Neste ponto pensei… Como Clarice podia descrever exatamente meus sentires? Mas concordei com Isa… apesar de sentir exatamente isso que você está descrevendo, Clarice, não estou rifando meu coração. Posso gentilmente oferecê-lo, com muitas dessas nuances que você descreveu… Mas rifar não... Isabella tem razão...isso realmente é muito triste,

Mas ai… Clarice concorda comigo e resolve ofertar o coração, pena que ao oferecê-lo o desmerece tanto... o coração que se dá tem tantas ou mais qualidades do que aquele que se rifa...
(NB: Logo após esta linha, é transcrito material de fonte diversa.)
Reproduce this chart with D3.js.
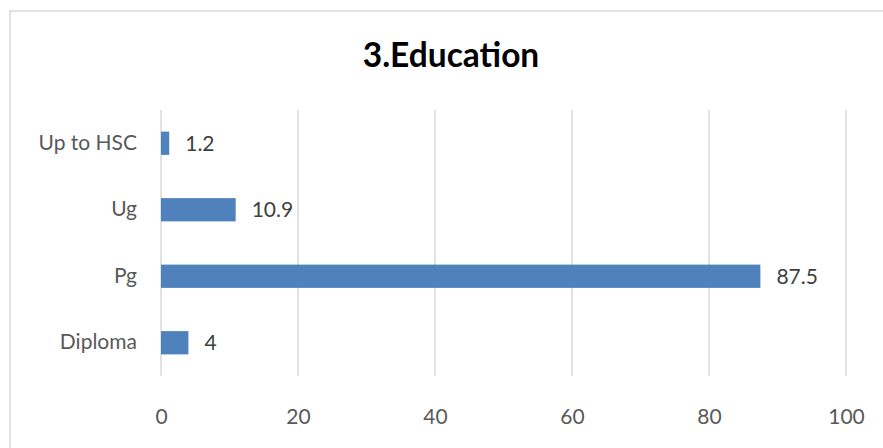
<!DOCTYPE html>
<html>
<head>
<meta charset="utf-8">
<script src="https://cdn.jsdelivr.net/npm/d3@7"></script>
<style>
  body { margin: 0; background: #fff; }
  svg { display: block; font-family: Lato, "Open Sans", sans-serif; }
</style>
</head>
<body>
<div class="chart"></div>
<script>
// data
const categories = ["Up to HSC", "Ug", "Pg", "Diploma"];
const values = [1.2, 10.9, 87.5, 4];
const xTicks = [0, 20, 40, 60, 80, 100];
const title = "3.Education";

const width = 883, height = 448;
const plot = { left: 161, right: 846, top: 110, bottom: 376 };

const svg = d3.select('.chart').append('svg')
  .attr('width', width).attr('height', height);

// chart frame (runs off the right and bottom edge)
svg.append('rect')
  .attr('x', 10).attr('y', 11)
  .attr('width', 900).attr('height', 460)
  .attr('fill', '#fff')
  .attr('stroke', '#d9d9d9')
  .attr('stroke-width', 1.5);

svg.append('text')
  .attr('x', 451).attr('y', 67)
  .attr('text-anchor', 'middle')
  .attr('font-size', 33.5)
  .attr('font-weight', 'bold')
  .attr('fill', '#000')
  .text(title);

const xScale = d3.scaleLinear()
  .domain([0, 100])
  .range([plot.left, plot.right]);

const yScale = d3.scaleBand()
  .domain(categories)
  .range([plot.top, plot.bottom])
  .paddingInner(0.65)
  .paddingOuter(0.325);

// vertical gridlines
svg.append('g').attr('class', 'grid')
  .selectAll('line')
  .data(xTicks)
  .join('line')
  .attr('x1', d => xScale(d)).attr('x2', d => xScale(d))
  .attr('y1', plot.top).attr('y2', plot.bottom)
  .attr('stroke', '#d9d9d9')
  .attr('stroke-width', 1.5);

// x axis labels
const xAxis = d3.axisBottom(xScale).tickValues(xTicks).tickSize(0).tickPadding(0);
const gx = svg.append('g')
  .attr('transform', 'translate(0,' + plot.bottom + ')')
  .call(xAxis);
gx.select('.domain').remove();
gx.selectAll('text')
  .attr('dy', null)
  .attr('y', 48)
  .attr('font-size', 21)
  .attr('font-family', 'Lato, "Open Sans", sans-serif')
  .attr('fill', '#595959');

// y axis labels
const yAxis = d3.axisLeft(yScale).tickSize(0).tickPadding(24);
const gy = svg.append('g')
  .attr('transform', 'translate(' + plot.left + ',0)')
  .call(yAxis);
gy.select('.domain').remove();
gy.selectAll('text')
  .attr('font-size', 21)
  .attr('font-family', 'Lato, "Open Sans", sans-serif')
  .attr('fill', '#595959');

// bars
svg.append('g')
  .selectAll('rect')
  .data(values)
  .join('rect')
  .attr('x', xScale(0))
  .attr('y', (d, i) => yScale(categories[i]))
  .attr('width', d => xScale(d) - xScale(0))
  .attr('height', yScale.bandwidth())
  .attr('fill', '#4f81bd');

// data labels
svg.append('g')
  .selectAll('text')
  .data(values)
  .join('text')
  .attr('x', d => xScale(d) + 16)
  .attr('y', (d, i) => yScale(categories[i]) + yScale.bandwidth() / 2)
  .attr('dy', '0.35em')
  .attr('font-size', 21)
  .attr('fill', '#404040')
  .text(d => d);
</script>
</body>
</html>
 Oferece-se um coração vadio, sem raça, sem pedigree. Um simples coração humano. Um impulsivo membro de comportamento até meio ultrapassado. Um modelo cheio de defeitos que, mesmo estando fora do mercado, faz questão de não se modernizar, mas vez por outra, constrange o corpo que o domina. Um velho coração que convence seu usuário a publicar seus segredos e, a ter a petulância de se aventurar como poeta.


 

Querida Clarice, obrigada pelas belas palavras, com certeza me vi em muitas delas meu coração é tudo isso mesmo, você está certa. Mas..olhando com olhos de Isabella, entendi que antes que rifar meu coração, esse coração que nunca aprende, que bate acelerado só de pensar no amor que traz dentro de si, que assim como o seu não endurece, que mantém viva a esperança de ser feliz, que mantém o sonho e o delírio de algum dia bater juntinho àquele peito pelo qual suspira, antes que rifar esse coração querida amiga, prefiro oferecê-lo mais uma vez com carinho, com suavidade e AMOR.

E ainda que seja o meu também, um coração insensato, que comanda o racional, ainda que seja um coração apaixonado ele continua inocente, sem armaduras, simples e natural. E sim, continua também insistindo em cometer os mesmos erros esse coração, saí do sério, se arrepende depois, se recolhe, encollhe, provavelmente por se recusar  assim como o seu a cultivar ares selvagens ou racionais, por não querer perder o estilo, por não querer invadir, desrespeitar.

Sob esse novo olhar, é puro  doação o meu coração, que já escolheu seu tomador!